Najlepsze plany ciągłości, najlepsze rozwiązania przeciw materializacji ryzyka, powstają w ogniu licznych prób, testów i… prawdziwych wystąpień. Użycie ITCP i DRP koniecznie musi prowadzić do przeglądu, wyciągania wniosków i doskonalenia. Postawy typu „Jakoś poszło…”, „Ważne, że nikt nie zginął…” i podobne, są w obliczu przyszłych wystąpień nieakceptowalną pobłażliwością. Nawet wzorcowe przekierowanie usługi na zapasowe łącza, ewakuacja rekordowa pod względem czasu i dyscypliny, znakomity transfer odpowiedzialności pomiędzy komórkami organizacji, powinny być potraktowane krytycznym okiem i stanowić pretekst do dalszej pracy, pretekst do poprawy. Pracownicy zachodnich firm podśmiechują się troszkę, gdy na szkoleniach z LeanIT, Lean Services czy Lean Manufacturing mówię otwarcie o roli perfekcji w organizacji. Perfekcja, w oczach zachodniego specjalisty to nieosiągalny ideał. Paradoksalnie, nasi azjatyccy przyjaciele zgadzają się z tym. Różni nas jedynie fakt, że oni są skłonni w, z definicji nieskończoną, drogę ku perfekcji się wybrać, podczas gdy my sięgamy po bardziej namacalne motywacje. Dla managera ciągłości to jednak azjatycki wzorzec powinien być w mocy – perfekcji nie osiągniemy, ale każdy krok na drodze do niej to oszczędzone pieniądze, uratowane życia i utrzymana rynkowa pozycja i reputacja.

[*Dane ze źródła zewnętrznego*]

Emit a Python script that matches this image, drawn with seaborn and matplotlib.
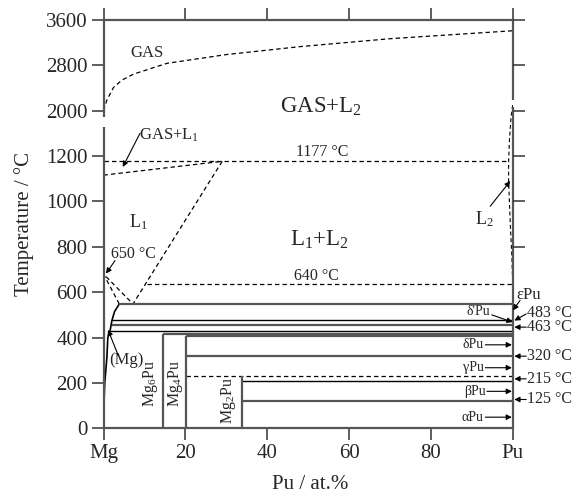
import numpy as np
import matplotlib
matplotlib.use("Agg")
import matplotlib.pyplot as plt
import seaborn as sns

sns.set_theme(style="ticks")
plt.rcParams["font.family"] = ["Liberation Serif", "DejaVu Serif"]
plt.rcParams["mathtext.fontset"] = "custom"
plt.rcParams["mathtext.rm"] = "Liberation Serif"
plt.rcParams["mathtext.it"] = "Liberation Serif:italic"

# Data
gas_x = [0, 0.8, 2.45, 4.5, 7.35, 15.5, 30, 48, 70, 100]
gas_t = [2000, 2185, 2412, 2540, 2646, 2836, 2990, 3130, 3270, 3410]

gasl1_x = [0, 29]
gasl1_t = [1116, 1177]

liq1_x = [29, 7.2]
liq1_t = [1177, 548]

mgmelt_x = [3.85, 0, 7.2]
mgmelt_t = [548, 680, 548]

l2_x = [100, 99.6, 99.2, 99.0, 99.0, 99.4, 99.8, 100]
l2_t = [2099, 1892, 1481, 1174, 1094, 902, 755, 637]

mgss_x = [0, 0.1, 0.3, 0.83, 1.05, 1.6, 2.05, 2.7, 3.85]
mgss_t = [0, 100, 200, 313, 400, 430, 475, 515, 548]

# dashed isotherms: temperature, start, end
dash_t = [1177, 635, 229]
dash_x0 = [0, 10.6, 20.1]
dash_x1 = [98.9, 100, 100]

# solid isotherms
iso_t = [548, 478, 456, 430, 414, 405, 318, 208, 120]
iso_x0 = [3.85, 2.05, 1.95, 1.6, 14.6, 20.1, 20.1, 33.9, 33.9]
iso_dark = [False, True, False, True, False, False, False, True, False]

# compounds
comp_x = [14.6, 20.1, 33.9]
comp_top = [414, 405, 229]
comp_names = [r"Mg$_\mathrm{6}$Pu", r"Mg$_\mathrm{4}$Pu", r"Mg$_\mathrm{2}$Pu"]

ytick_vals = [0, 200, 400, 600, 800, 1000, 1200, 2000, 2800, 3600]
xtick_vals = [0, 20, 40, 60, 80, 100]
xtick_labels = ["Mg", "20", "40", "60", "80", "Pu"]


def fwd(t):
    t = np.asarray(t, dtype=float)
    return np.where(t <= 1200, t, 1200 + (t - 1200) / 4)


def inv(m):
    m = np.asarray(m, dtype=float)
    return np.where(m <= 1200, m, 1200 + (m - 1200) * 4)


GRAY = "#555555"
fig = plt.figure(figsize=(5.79, 4.96), dpi=100)
ax = fig.add_axes([0.1788, 0.1365, 0.7067, 0.8232])
ax.set_yscale("function", functions=(fwd, inv))
ax.set_xlim(0, 100)
ax.set_ylim(0, 3600)

dash = (0, (3.5, 2.5))
kw = dict(ax=ax, sort=False, estimator=None, color="black", lw=0.9)
sns.lineplot(x=gas_x, y=gas_t, linestyle=dash, **kw)
sns.lineplot(x=gasl1_x, y=gasl1_t, linestyle=dash, **kw)
sns.lineplot(x=liq1_x, y=liq1_t, linestyle=dash, **kw)
sns.lineplot(x=mgmelt_x, y=mgmelt_t, linestyle=dash, **kw)
sns.lineplot(x=l2_x, y=l2_t, linestyle=dash, ax=ax, sort=False, estimator=None,
             color="black", lw=0.8)
sns.lineplot(x=mgss_x, y=mgss_t, ax=ax, sort=False, estimator=None, color="black", lw=1.2)

ax.hlines(dash_t, dash_x0, dash_x1, colors="black", lw=0.9, linestyles=dash)
ax.hlines(iso_t, iso_x0, 100, colors=["black" if d else GRAY for d in iso_dark],
          lw=[1.0 if d else 1.6 for d in iso_dark])
ax.vlines(comp_x, 0, comp_top, colors=GRAY, lw=1.6)

# compound labels
for cx, name, ty in zip([11.5, 17.5, 30.5], comp_names, [197, 197, 122]):
    ax.text(cx, ty, name, rotation=90, ha="center", va="center", fontsize=11.5)

# region labels
ax.text(10.6, 3012, "GAS", ha="center", va="center", fontsize=12)
ax.text(53.2, 2068, r"GAS+L$_\mathrm{2}$", ha="center", va="center", fontsize=16.5)
ax.text(15.9, 1564, r"GAS+L$_\mathrm{1}$", ha="center", va="center", fontsize=12)
ax.text(53.4, 1274, "1177 °C", ha="center", va="center", fontsize=11.5)
ax.text(8.5, 910, r"L$_\mathrm{1}$", ha="center", va="center", fontsize=13)
ax.text(52.8, 829, r"L$_\mathrm{1}$+L$_\mathrm{2}$", ha="center", va="center", fontsize=16.5)
ax.text(52.1, 670, "640 °C", ha="center", va="center", fontsize=11.5)
ax.text(7.3, 770, "650 °C", ha="center", va="center", fontsize=11.5)
ax.text(93.0, 920, r"L$_\mathrm{2}$", ha="center", va="center", fontsize=13)
ax.text(5.7, 299, "(Mg)", ha="center", va="center", fontsize=12)

arrow = dict(arrowstyle="-|>", color="black", lw=0.8, mutation_scale=8,
             shrinkA=0, shrinkB=0)


def arr(tail, tip):
    ax.annotate("", xy=tip, xytext=tail, arrowprops=arrow, annotation_clip=False)


arr((8.9, 1600), (4.7, 1152))
arr((2.8, 739), (0.6, 682))
arr((94.5, 979), (99.4, 1090))
arr((3.6, 321), (1.1, 434))

# right side phase annotations
ax.text(103.9, 589, "εPu", ha="center", va="center", fontsize=12, clip_on=False)
arr((101.8, 564), (100.05, 520))
ax.text(103.6, 510, "483 °C", ha="left", va="center", fontsize=11.5, clip_on=False)
arr((103.3, 504), (100.4, 475))
ax.text(103.6, 446, "463 °C", ha="left", va="center", fontsize=11.5, clip_on=False)
arr((103.3, 446), (100.4, 446))
ax.text(94.5, 515, "δ'Pu", ha="right", va="center", fontsize=10)
arr((94.9, 500), (99.95, 468))
for lab, t, xr in [("δPu", 368, 92.9), ("γPu", 267, 92.9), ("βPu", 163, 93.3), ("αPu", 49, 92.9)]:
    ax.text(xr, t, lab, ha="right", va="center", fontsize=10)
    arr((xr + 0.4, t), (99.8, t))
for lab, t in [("320 °C", 318), ("215 °C", 218), ("125 °C", 127)]:
    ax.text(103.6, t, lab, ha="left", va="center", fontsize=11.5, clip_on=False)
    arr((103.3, t), (100.4, t))

# axes and ticks
ax.set_xticks(xtick_vals)
ax.set_xticklabels(xtick_labels)
ax.set_yticks(ytick_vals)
ax.set_yticklabels([str(v) for v in ytick_vals])
ax.yaxis.set_minor_locator(matplotlib.ticker.NullLocator())
ax.tick_params(axis="both", direction="out", length=8.5, width=1.1, color="#333333",
               labelsize=15, pad=3)
ax.tick_params(axis="x", top=True, labeltop=False)
ax.set_xlabel("Pu / at.%", fontsize=15)
ax.set_ylabel("Temperature / °C", fontsize=15)
ax.xaxis.set_label_coords(0.505, -0.115)
ax.yaxis.set_label_coords(-0.17, 0.5)

ax2 = ax.twinx()
ax2.set_yscale("function", functions=(fwd, inv))
ax2.set_ylim(0, 3600)
ax2.set_yticks([800, 1000, 1200, 2000, 2800, 3600])
ax2.set_yticklabels([])
ax2.yaxis.set_minor_locator(matplotlib.ticker.NullLocator())
ax2.tick_params(axis="y", direction="out", length=8.5, width=1.1, color="#333333")
for s in ax2.spines.values():
    s.set_visible(False)

for side in ["top", "bottom"]:
    ax.spines[side].set_color(GRAY)
    ax.spines[side].set_linewidth(1.6)
for side in ["left", "right"]:
    ax.spines[side].set_visible(False)

# broken vertical axes
for xs, segs in [(0, [(0, 0.738), (0.763, 1)]), (1, [(0, 0.787), (0.804, 1)])]:
    for y0, y1 in segs:
        ax.plot([xs, xs], [y0, y1], transform=ax.transAxes, color=GRAY, lw=1.6,
                clip_on=False, solid_capstyle="butt")

fig.savefig("out.png", dpi=100)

Dzisiejsza sytuacja wymyka się wszelkim estymacjom. Zaraźliwość wirusa, na którą tak podatne są systemy wentylacyjne w przepastnych biurowcach, nierychła perspektywa znalezienia skutecznego leku lub skutecznej prewencji, i wreszcie prawdopodobny kryzys służby zdrowia to – wbrew optymizmowi – dopiero początek kryzysu. Niechybnie biznes usługowy czekają teraz trudne miesiące odbudowywania relacji z klientami, kontraktów, a czasami nawet gruntowne restrukturyzacje. Te ostatnie, bez wątpienia, dotkną mojej branży, czyli doradztwa i szkoleń. Zapewne ujrzymy wzrost znaczenia internetowych kanałów komunikacji w konsultingu i nauce. Oprócz przetrwania tu i teraz powinniśmy zatem myśleć o uodpornieniu się przeciw nawet mniejszym zagrożeniom w przyszłości. Naszą tolerancję na katastrofy COVID-19 skonsumuje praktycznie w pełni, zatem dbajmy, by mniej dramatyczne „choroby” nie dokończyły dzieła zniszczenia w biznesie usług informatycznych.